Aktualne wydarzenia z kraju i ze świata komentuje dr Renata Mieńkowska-Norkiene
Renata Mieńkowska-Norkiene/fot.PR24/MS

Posłuchaj

29.01.15 Dr Renata Mieńkowska-Norkiene: „W kwestii konfliktu na Ukrainie, nadal widoczny jest cynizm niektórych krajów UE, ale to się powoli zmienia (...)”
+
Dodaj do playlisty

Szefowie dyplomacji państw Unii Europejskiej rozmawiają w Brukseli na temat zaostrzenia restrykcji wobec Rosji. Zdaniem gościa PR24, ministrowie powinni zdecydować się nie tylko na przedłużenie sankcji, lecz także ich zaostrzenie.

– Ostatnie wydarzenia w Donbasie są wyraźnym sygnałem tego, że Rosjanie pozwalają sobie na wschodzie Ukrainy na coraz więcej – komentowała dr Renata Mieńkowska-Norkiene.

W ocenie politolog, takie wydarzenia, jak atak separatystów na Mariupol – w sobotnim ostrzale separatystów zginęło 30 osób, a niemal 100 zostało rannych – sprawiają, że konflikt na Ukrainie staje się bardziej zrozumiały w Unii Europejskiej.

– W kwestii konfliktu na Ukrainie, nadal widoczny jest cynizm niektórych krajów UE, ale to się zmienia. Wpływ ma na to, paradoksalnie, zaostrzająca się sytuacja w Donbasie. Jednak dzięki temu, kwestie ukraińskie są lepiej rozumiane np. we Francji – stwierdziła politolog.

Rosyjskie manipulacje

Dr Renata Mieńkowska-Norkiene zwracała w PR24 uwagę również na to, że w rosyjskich mediach dominują jednostronne przekazy, co ma wpływ na niesłabnące poparcie społeczeństwa dla polityki Władimira Putina.

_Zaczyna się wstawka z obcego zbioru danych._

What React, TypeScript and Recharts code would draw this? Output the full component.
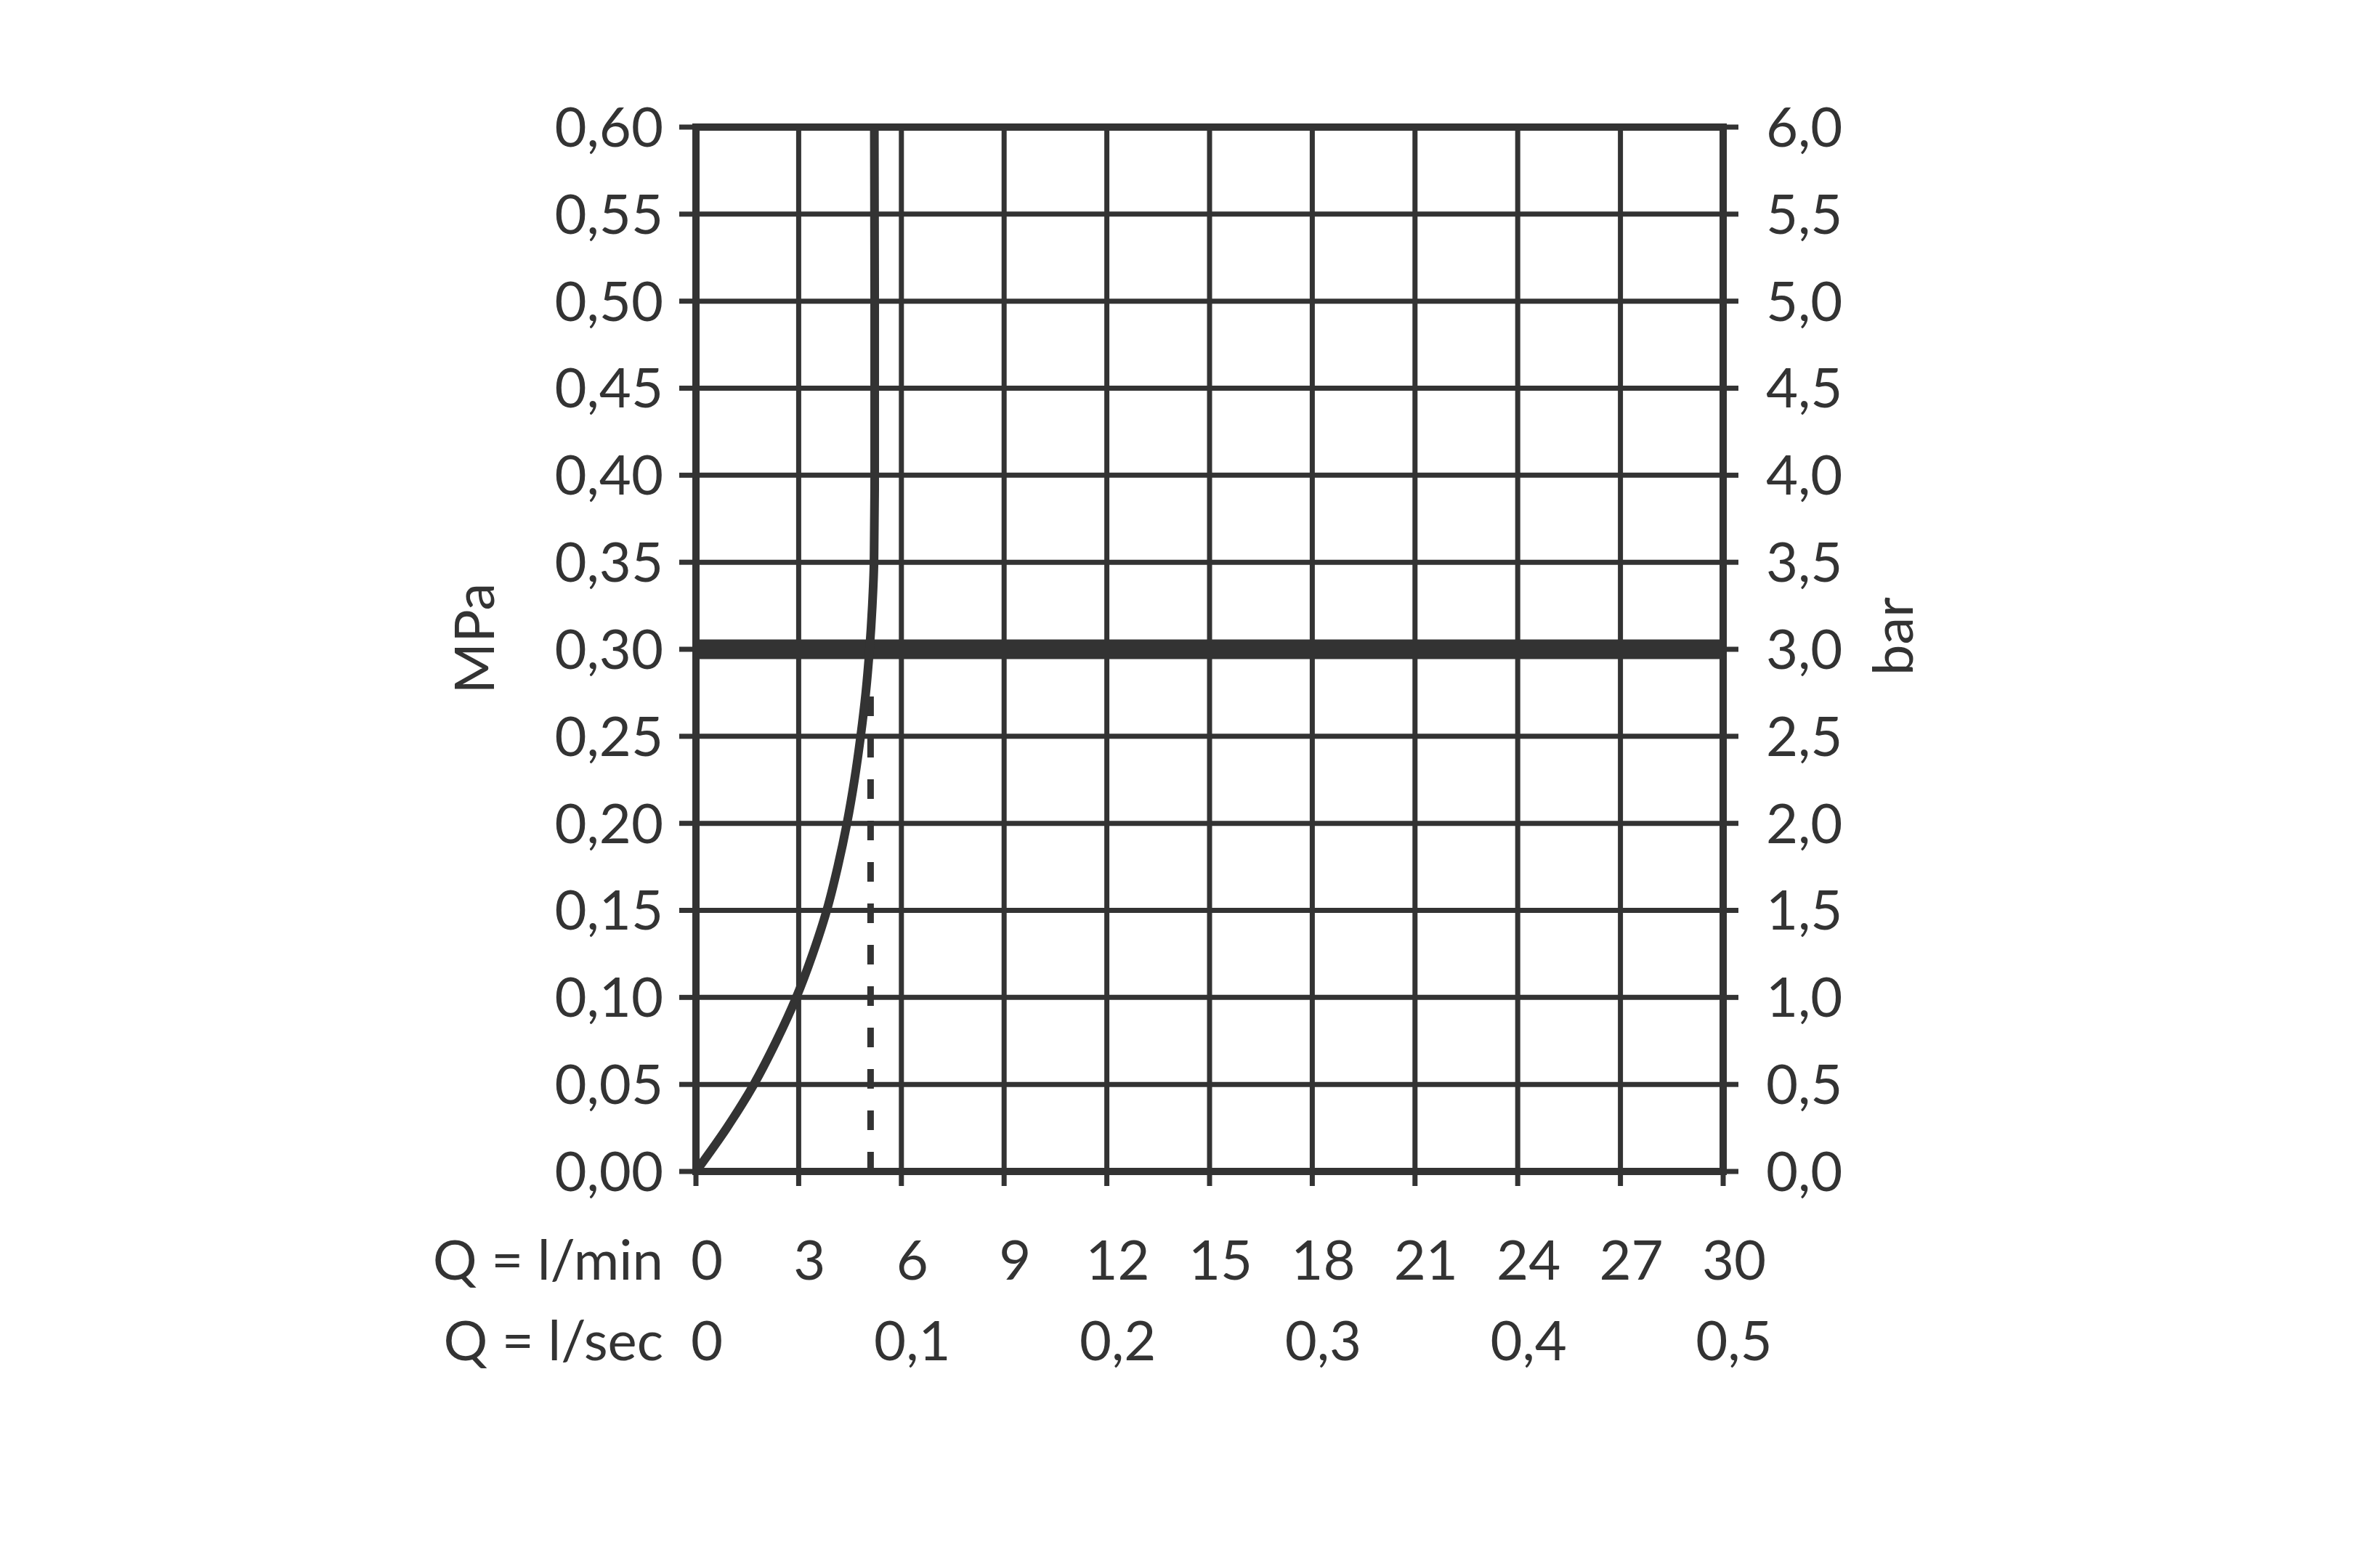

– W programach telewizyjnych tamtejszych stacji, pojawiają się osoby, które apelują wręcz do Władimira Putina, by zakończył on konflikt w Donbasie. Choć to oczywista manipulacja - wypowiedzi wybierane są wybiórczo - to przekłada się to na poperanie dotychczasowej polityki Kremla przez Rosjan – tłumaczyła ekspertka.